History of the American Akita

The origins of the American Akita follow that of the Akita Inu, in the region of the Akita prefecture in northern Japan. They originally were medium sized dogs used for hunting bears and guarding homes. This was around the early part of the sixteen hundreds, this type of Akita was known as a Matagi Akita. Then as the years progressed some Japanese owners began to use their Akitas to fight other dogs, as a result of this the Akita was cross-bred with the Tosa and Mastiff resulting in an increase in overall size. For detailed information about the American as well as the Japanese Akita, Akita Inu, visit the Akita dog breed page.

In 1908 dog fighting was prohibited, and this changed the outlook for the Akita as the Japanese breeders wanted to bring back the original characteristics lost by cross breeding the Matagi Akita. As a result superior examples of the breed were designated as natural monuments in 1931.

Another significant factor in the history of the Akita was the second world war. During this  period  Japanese Akita breeders were ordered to hand over all their dogs(with the exception of the German Shepherd, which was to be used for military purposes) to be used as a source of military garments. Some Akita breeders then started to cross breed with German Shepherds in order to save the Akita from certain extinction.  So by the end of the war there were at least three different type’s of Akita in Japan.  In 1937 the renowned Helen Keller is credited with importing the first Akita into the United States and after the war American service men of the occupying forces admired the Akita and adopted  them and the breeds popularity increased in the United States.  Most of these Akitas were of the larger type (Dewa line). As the breed grew in popularity the Akita Club of American was established in1956 and the American Kennel Club accepted the breed in October 1972.

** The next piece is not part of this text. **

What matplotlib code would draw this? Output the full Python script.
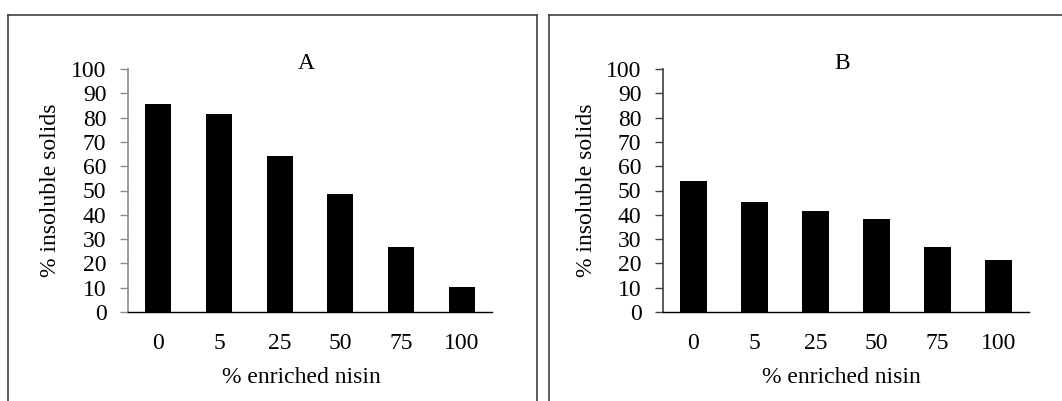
import matplotlib
matplotlib.use("Agg")
import matplotlib.pyplot as plt
from matplotlib.lines import Line2D
import numpy as np

# % insoluble solids vs % enriched nisin
nisin_labels = ["0", "5", "25", "50", "75", "100"]
solids_a = [85.6, 81.6, 64.2, 48.6, 26.8, 10.3]
solids_b = [54.0, 45.2, 41.7, 38.4, 26.7, 21.4]
panel_titles = ["A", "B"]

plt.rcParams["font.family"] = ["Liberation Serif", "DejaVu Serif"]
FS = 17

W, H = 1062, 401
fig = plt.figure(figsize=(W / 100, H / 100), dpi=100)

def px(x0, y_top, x1, y_bot):
    # pixel box -> figure fraction [left, bottom, width, height]
    return [x0 / W, 1 - y_bot / H, (x1 - x0) / W, (y_bot - y_top) / H]

ax_a = fig.add_axes(px(128, 69, 492, 312))
ax_b = fig.add_axes(px(663, 69, 1029, 312))

panels = [(ax_a, solids_a, panel_titles[0], "#8c8c8c", -0.185, 0.475),
          (ax_b, solids_b, panel_titles[1], "#404040", -0.18, 0.487)]
for ax, vals, title, ycol, ylab_x, xlab_x in panels:
    x = np.arange(len(nisin_labels))
    ax.bar(x, vals, width=0.43, color="black")
    ax.set_xlim(-0.5, len(nisin_labels) - 0.5)
    ax.set_ylim(0, 100)
    ax.set_yticks(range(0, 101, 10))
    ax.set_xticks(x)
    ax.set_xticklabels(nisin_labels)
    for s in ["top", "right"]:
        ax.spines[s].set_visible(False)
    ax.spines["left"].set_color(ycol)
    ax.spines["bottom"].set_color("black")
    ax.spines["left"].set_linewidth(1.2)
    ax.spines["bottom"].set_linewidth(1.0)
    ax.tick_params(axis="y", direction="out", length=5.5, width=1, color=ycol,
                   pad=10, labelsize=FS)
    ax.tick_params(axis="x", length=0, pad=15, labelsize=FS)
    ax.set_ylabel("% insoluble solids", fontsize=FS)
    ax.yaxis.set_label_coords(ylab_x, 0.5)
    ax.set_xlabel("% enriched nisin", fontsize=FS)
    ax.xaxis.set_label_coords(xlab_x, -0.228)
    ax.text(0.49, 1.0, title, transform=ax.transAxes, ha="center",
            va="baseline", fontsize=FS)

# panel frames (the bottoms are cut off in the original)
frame = dict(color="#404040", linewidth=1.2)
def fig_line(xs, ys):
    fig.add_artist(Line2D([v / W for v in xs], [1 - v / H for v in ys], **frame))

fig_line([8, 8], [15, 402])
fig_line([8, 537], [15, 15])
fig_line([537, 537], [15, 402])
fig_line([549, 549], [15, 402])
fig_line([549, 1063], [15, 15])

fig.savefig("out.png", dpi=100)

However at this time the American Kennel Club and the Japanese Kennel Club could not agree on a common pedigree, consequently resulting in no new blood lines being introduced from Japan. Therefore the breed in the United States started to differ from the breed in Japan, which was being bred back to the Matagi Akitas with the objective of restoring the original Akita. It is true to say that even in Japan they were not certain of what version of the Akita, was the true one so there were different organization’s set up with their own breed standards but the dominant organization today is known as AKIHO and breeders largely through the efforts of this club recognize the Matagi Akita to be the true Akita and the larger type (Dewa line) Akita was incorrect, because of all the cross breeding.

The American Kennel Club and the Japanese Kennel Club did not recognize each other until 1992, and by this time the breed in Japan and America was so different that problems started to arise when judging them. The F.C.I. which is the show organization for most countries decided to go with the standard of the country of origin which is Japan. Other countries like America, UK and a few others kept their own breed standards when the F.C.I. recognized the JKC standard.  This was a problem for the Akita breeders who were breeding the Akita that we now know as the American Akita because they  could not receive the grade excellent because of the difference between them and the Akitas bred in Japan. Eventually in 2000 the FCI  decided to split the breed, and initially the breed was called the Great Japanese Dog.  This did not go down well with the countries outside  the FCI, and  as time passed  the breed was recognized as the American Akita so now we have two breeds of Akita. One called American Akita and the other called Akita Inu.  In the UK, which unlike Ireland is not FCI affiliated the breeds are also split one is called the Akita and the other is called the Japanese Akita.  However in America the breed is not split and all are referred to as Akita.